Le temps gagné doit permettre aux experts de réunir davantage d’information sur la meilleure façon de contrôler le virus et de traiter les malades. Il est trop tôt pour qu’un vaccin soit disponible, mais « plusieurs molécules sont en cours d’expérimentation et on peut espérer que l’une d’elles, voire plusieurs, s’avère être suffisamment efficace pour être utilisée », indique le docteur Levy-Bruhl.

Au-delà de la préparation du système de santé, ces mesures ont aussi pour objectif de préparer la société. « Petit à petit on va s’habituer à des mesures qui modifient notre quotidien. Il faut qu’elles soient progressivement intégrées par la population », considère le docteur Levy-Bruhl, en précisant que, dans l’immédiat, il n’y a pas lieu pour la majorité des Français de changer leur vie quotidienne, mis à part en appliquant les mesures de précaution rappelées par le ministère (se laver des mains, éviter les bises et les poignées de main).

Dans l’immédiat, les annulations ne visent que les événements à l’origine d’un important brassage de population. Près de 20 % de coureurs étrangers étaient ainsi attendus pour le semi-marathon parisien. « Assister à un match de football dans un stade ouvert ne participe pas au critère de confinement aujourd’hui tel que nous l’avons défini, a justifié Olivier Véran. Ce sont des matchs à l’échelle nationale qui ne mettent pas en jeu des équipes issues de zones à risques, ni nationales ou internationales, donc il n’y a pas lieu d’annuler ces événements. »

Peu de précédents

Sur le papier, les mesures de confinement font partie de la « routine » en cas d’épidémie, mais, en réalité, elles ont rarement été appliquées. « En 1918 [au début de l’épidémie de grippe espagnole], le gouvernement ne les a pas prises pour ne pas nuire au moral de la population, rappelle Patrick Zylberman, professeur d’histoire de la santé à l’Ecole des hautes études en santé publique (EHESP). Il y avait déjà la guerre : ce n’était pas la peine de réduire encore la vie sociale. »

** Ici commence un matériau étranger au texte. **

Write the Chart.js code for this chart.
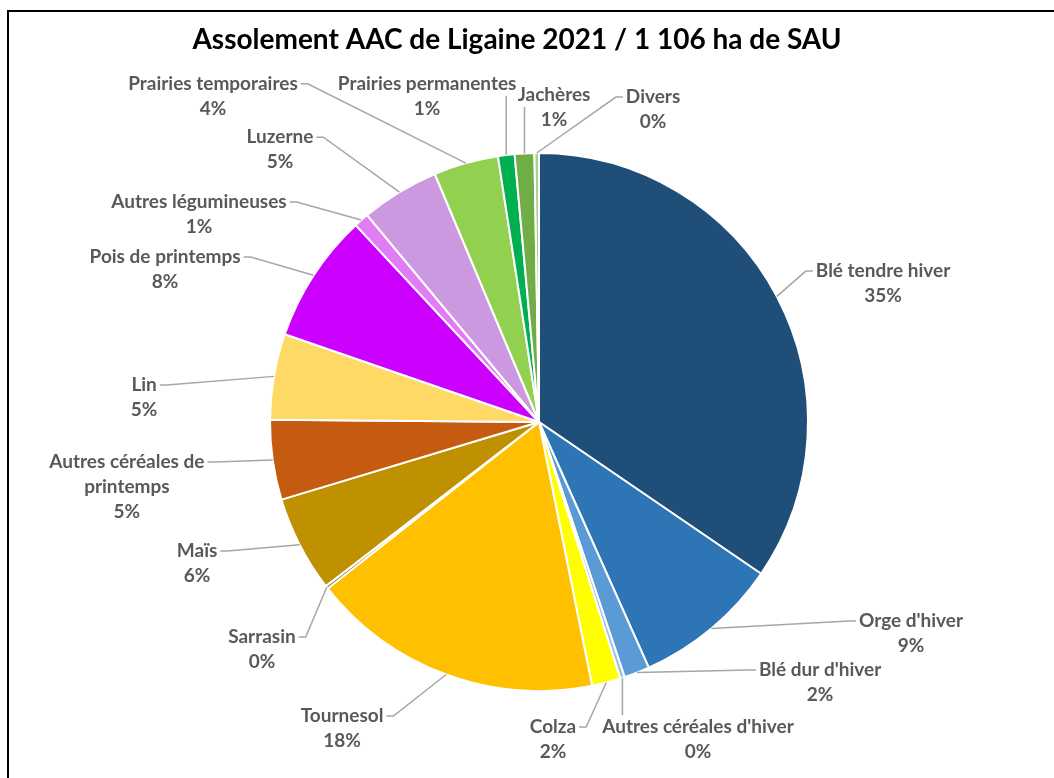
<!DOCTYPE html>
<html>
<head>
<meta charset="utf-8">
<title>Assolement AAC de Ligaine 2021</title>
<script src="https://cdn.jsdelivr.net/npm/chart.js@4.4.0/dist/chart.umd.min.js"></script>
<style>
  html, body { margin: 0; padding: 0; background: #fff; }
  canvas { display: block; }
</style>
</head>
<body>
<canvas id="pieChart" width="1054" height="778"></canvas>
<script>
// surfaces en ha (total 1 106 ha de SAU)
var categories = ["Blé tendre hiver", "Orge d'hiver", "Blé dur d'hiver", "Autres céréales d'hiver", "Colza",
  "Tournesol", "Sarrasin", "Maïs", "Autres céréales de printemps", "Lin", "Pois de printemps",
  "Autres légumineuses", "Luzerne", "Prairies temporaires", "Prairies permanentes", "Jachères", "Divers"];
var surfaces = [382, 97, 17, 3, 19, 194, 2, 64, 53, 57, 86, 10, 52, 43, 11, 13, 3];
var sliceColors = ["#1F4E79", "#2E75B6", "#5B9BD5", "#9DC3E6", "#FFFF00",
  "#FFC000", "#7F6000", "#BF9000", "#C55A11", "#FFD966", "#CC00FF",
  "#E07CF5", "#CC99E0", "#92D050", "#00B050", "#70AD47", "#A9D18E"];

// position of each label (first line centre), relative to pie centre, in radius units
var labelPos = [[1.279, -0.561], [1.383, 0.740], [1.045, 0.922], [0.591, 1.134], [0.052, 1.134],
  [-0.732, 1.093], [-1.030, 0.799], [-1.271, 0.480], [-1.532, 0.149], [-1.468, -0.138],
  [-1.390, -0.613], [-1.264, -0.818], [-0.963, -1.059], [-1.212, -1.257], [-0.416, -1.257],
  [0.056, -1.216], [0.424, -1.208]];

var titleText = "Assolement AAC de Ligaine 2021 / 1 106 ha de SAU";
var labelFont = "bold 19px Lato";
var lineH = 25;

function wrapText(ctx, text, maxW) {
  var words = text.split(" ");
  var lines = [];
  var cur = "";
  for (var i = 0; i < words.length; i++) {
    var test = cur ? cur + " " + words[i] : words[i];
    if (cur && ctx.measureText(test).width > maxW) {
      lines.push(cur);
      cur = words[i];
    } else {
      cur = test;
    }
  }
  lines.push(cur);
  return lines;
}

// frame, title, outside labels + leader lines
var decoPlugin = {
  id: 'deco',
  beforeDraw: function(chart) {
    var ctx = chart.ctx;
    ctx.save();
    ctx.fillStyle = "#fff";
    ctx.fillRect(0, 0, chart.width, chart.height);
    ctx.strokeStyle = "#000";
    ctx.lineWidth = 2;
    ctx.beginPath();
    ctx.moveTo(8, chart.height);
    ctx.lineTo(8, 11);
    ctx.lineTo(chart.width, 11);
    ctx.stroke();
    ctx.fillStyle = "#000";
    ctx.font = "bold 28px Lato";
    ctx.textAlign = "center";
    ctx.textBaseline = "middle";
    ctx.fillText(titleText, 517, 40);
    ctx.restore();
  },
  afterDatasetsDraw: function(chart) {
    var ctx = chart.ctx;
    var meta = chart.getDatasetMeta(0);
    var data = chart.data.datasets[0].data;
    var total = data.reduce(function(a, b) { return a + b; }, 0);
    ctx.save();
    ctx.font = labelFont;
    ctx.textAlign = "center";
    ctx.textBaseline = "middle";
    meta.data.forEach(function(arc, i) {
      var R = arc.outerRadius;
      var mid = (arc.startAngle + arc.endAngle) / 2;
      var px = arc.x + Math.cos(mid) * R;
      var py = arc.y + Math.sin(mid) * R;
      var lx = arc.x + labelPos[i][0] * R;
      var ly = arc.y + labelPos[i][1] * R;
      var lines = wrapText(ctx, chart.data.labels[i], 215);
      lines.push(Math.round(data[i] / total * 100) + "%");

      var w = ctx.measureText(lines[0]).width;
      var left = lx - w / 2, right = lx + w / 2;
      var pts = [[px, py]];
      if (px < left - 2) {
        pts.push([left - 10, ly], [left - 3, ly]);
      } else if (px > right + 2) {
        pts.push([right + 10, ly], [right + 3, ly]);
      } else if (py > ly) {
        pts.push([px, ly + 12]);
      } else {
        pts.push([px, ly - 12]);
      }
      ctx.strokeStyle = "#A6A6A6";
      ctx.lineWidth = 1.5;
      ctx.beginPath();
      ctx.moveTo(pts[0][0], pts[0][1]);
      for (var k = 1; k < pts.length; k++) ctx.lineTo(pts[k][0], pts[k][1]);
      ctx.stroke();

      ctx.fillStyle = "#595959";
      for (var j = 0; j < lines.length; j++) {
        ctx.fillText(lines[j], lx, ly + j * lineH);
      }
    });
    ctx.restore();
  }
};

var pieData = {
  labels: categories,
  datasets: [{
    data: surfaces,
    backgroundColor: sliceColors,
    borderColor: "#fff",
    borderWidth: 2
  }]
};

var pieOptions = {
  responsive: false,
  animation: false,
  layout: { padding: { top: 152, bottom: 86, left: 200, right: 176 } },
  plugins: {
    legend: { display: false },
    tooltip: { enabled: false },
    title: { display: false }
  }
};

var ctx1 = document.getElementById("pieChart").getContext("2d");
new Chart(ctx1, { type: 'pie', data: pieData, options: pieOptions, plugins: [decoPlugin] });
</script>
</body>
</html>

Autre exemple : à Vannes (Morbihan) en 1955, lors de l’épidémie de variole : « Là encore, le préfet a reculé en disant : on ne va pas faire de Vannes une ville morte. (…) Les renseignements généraux avaient déjà enregistré des plaintes de commerçants qui avaient vu leur chiffre d’affaires chuter de 20 % parce qu’on déconseillait aux gens d’aller faire leurs courses en ville. »

Selon lui, la « quarantaine » classique a une efficacité limitée dans ce contexte. « D’abord, il y a toujours des fuites. Ensuite, [en confinant] des personnes asymptomatiques, vous enfermez des gens qui sont indemnes avec des personnes contagieuses, donc vous étendez le mal au lieu de le limiter », estime-t-il.

Dans les situations de confinement individuel, d’autres difficultés peuvent apparaître. A Toronto, lors de l’épidémie de SRAS (Syndrome respiratoire aigu sévère) en 2003, on avait ainsi demandé à certaines personnes de rester chez elles pendant dix jours : « A la fin, elles se plaignaient de symptômes dépressifs. Cela à l’air anodin, mais cela ne l’est pas complètement », insiste Patrick Zylberman, en rappelant que les infections respiratoires sont d’abord « une histoire de gouttelettes et de postillons. Mettre des palissades, cela ne sert à rien ».